Rep. Tony Cornish (R-Good Thunder) has introduced a particularly idiotic provision into a fairly bland law enforcement bill (HR1467). His provision sound like the tinfoil hat lobby helped him write the bill:
… law on use of force in defense of home and person clarified, Minnesota’s self-defense and defense of home laws codified and extended, common law duty to retreat in cases of self defense outside the home eliminated, boundaries of dwelling expanded for purposes of self-defense, presumption created in case of a person entering a dwelling or occupied vehicle by stealth or force, available rights extended to a person in that person’s dwelling to a person defending against entry of that person’s occupied vehicle…

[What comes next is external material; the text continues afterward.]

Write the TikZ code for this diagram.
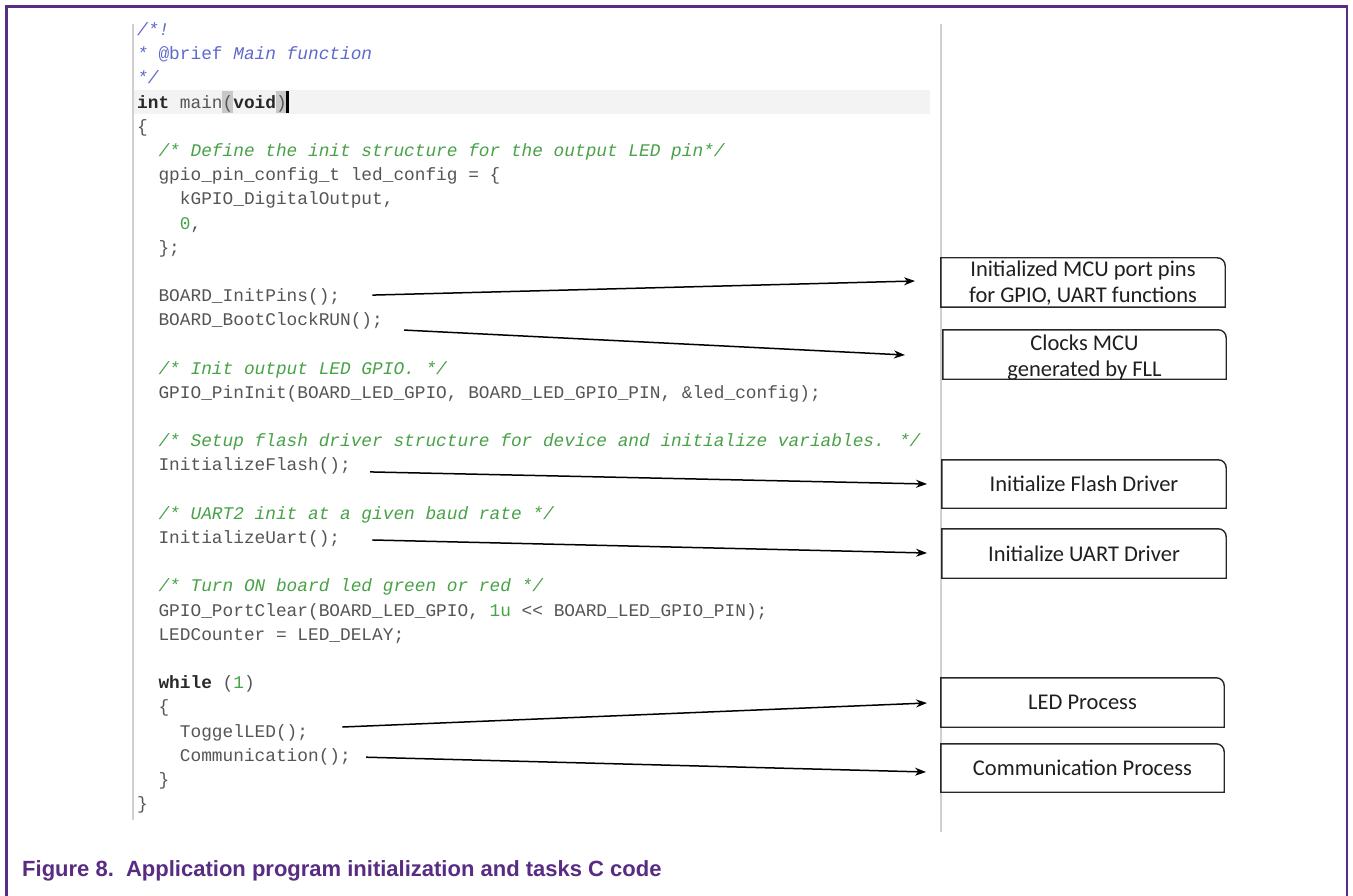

Just for giggles, put on your tinfoil hat (make one if you have to) and re-read that. “Duty to retreat eliminated.” If someone walking up to your car who looks threatening, feel free to shoot him.
Just what MN needs … no, not jobs or a balanced budget that doesn’t unfairly target elderly, poor, kids and the mentally ill … paranoid people carrying guns allowed to shoot under virtually any circumstance in which they feel threatened.
The bill says that if some one even claims self defense, they are immune from arrest — which might include even detention at the place of an incident of the use of deadly force — until an arresting officer weighs all of the circumstances. The would be hard to gainsay the absurdity of subdivision five and the complete impracticality of its application. It makes the police into arraignment judges. I cannot believe that even Tony Cornish thinks this is a good idea; he’s a small town cop, remember?
The bill also immunizes the vigilante from civil liability — to anybody, including bystanders waiting at the bus stop or walking down the street. The police don’t even have that.
But subdivision six contains the most monumental change in the criminal law. Under current law, in both federal and state courts in Minnesota, a defendant has the burden of establishing self defense. Once the acts are established beyond a reasonable doubt, i.e., the weapon was used by the defendant, the defendant must show that the killing or wounding was justified. The proposed statute flips that burden around, placing it on the prosecution.
The practical effect is that if a defendant says “I felt threatened,” it is the prosecutor’s burden to show that the defendant was not “reasonably” threatened.